Benjamin Delpy/@gentilkiwi’s Brucon workshop on Mimikatz inspired me to resume my work on detecting DCSync usage inside networks.
Here are 2 Suricata rules to detect Active Directory replication traffic between a domain controller and a domain member like a workstation (e.g. not a domain controller):
alert tcp !$DC_SERVERS any -> $DC_SERVERS any (msg:"Mimikatz DRSUAPI"; flow:established,to_server; content:"|05 00 0b|"; depth:3; content:"|35 42 51 e3 06 4b d1 11 ab 04 00 c0 4f c2 dc d2|"; depth:100; flowbits:set,drsuapi; flowbits:noalert; reference:url,blog.didierstevens.com; classtype:policy-violation; sid:1000001; rev:1;) alert tcp !$DC_SERVERS any -> $DC_SERVERS any (msg:"Mimikatz DRSUAPI DsGetNCChanges Request"; flow:established,to_server; flowbits:isset,drsuapi; content:"|05 00 00|"; depth:3; content:"|03 00|"; offset:22; depth:2; reference:url,blog.didierstevens.com; classtype:policy-violation; sid:1000002; rev:1;)

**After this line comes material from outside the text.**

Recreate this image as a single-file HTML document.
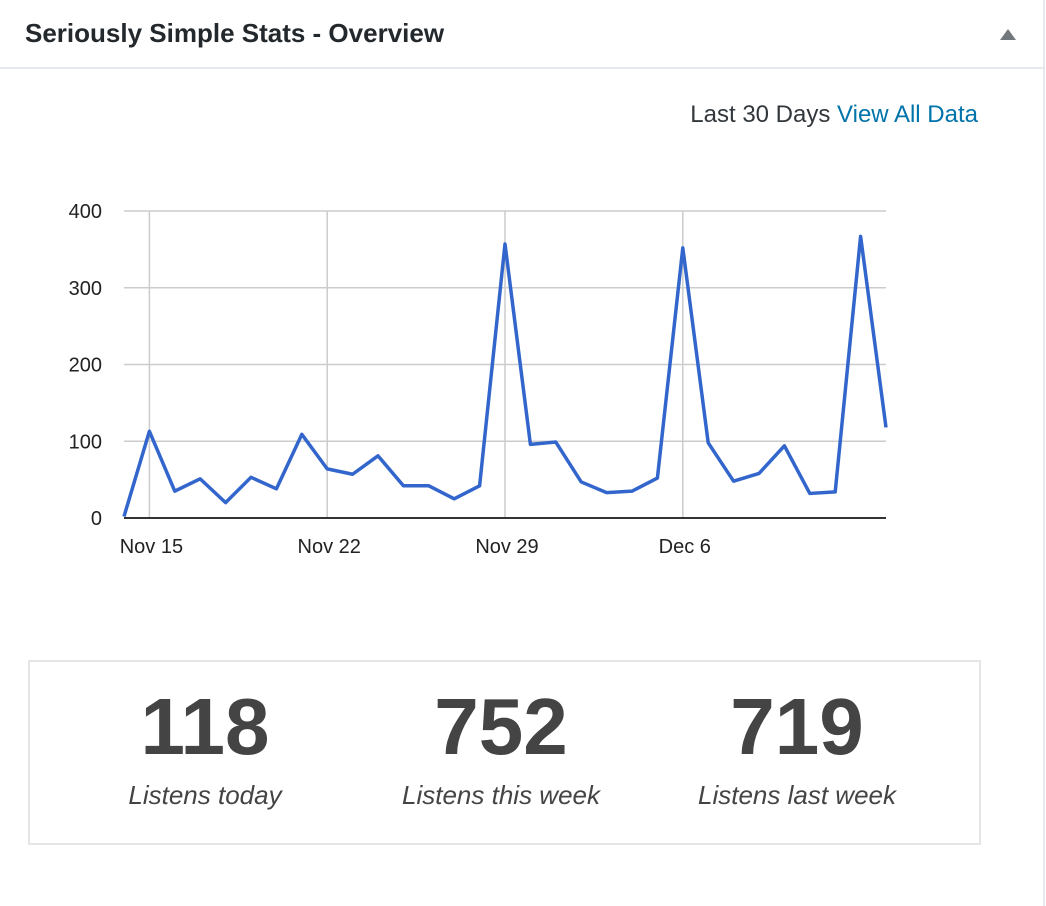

Variable DC_SERVERS should be set to the IP addresses of the domain controllers.
The first rule will set a flowbit (drsuapi) when DCE/RPC traffic is detected to bind to the directory replication interface (DRSUAPI).
The second rule will detect a DCE/RPC DsGetNCChanges request if the flowbit drsuapi is set.
These rules were tested in a test environment with normal traffic between a workstation and a domain controller, and with Mimikatz DCSync traffic. They were not tested in a production network.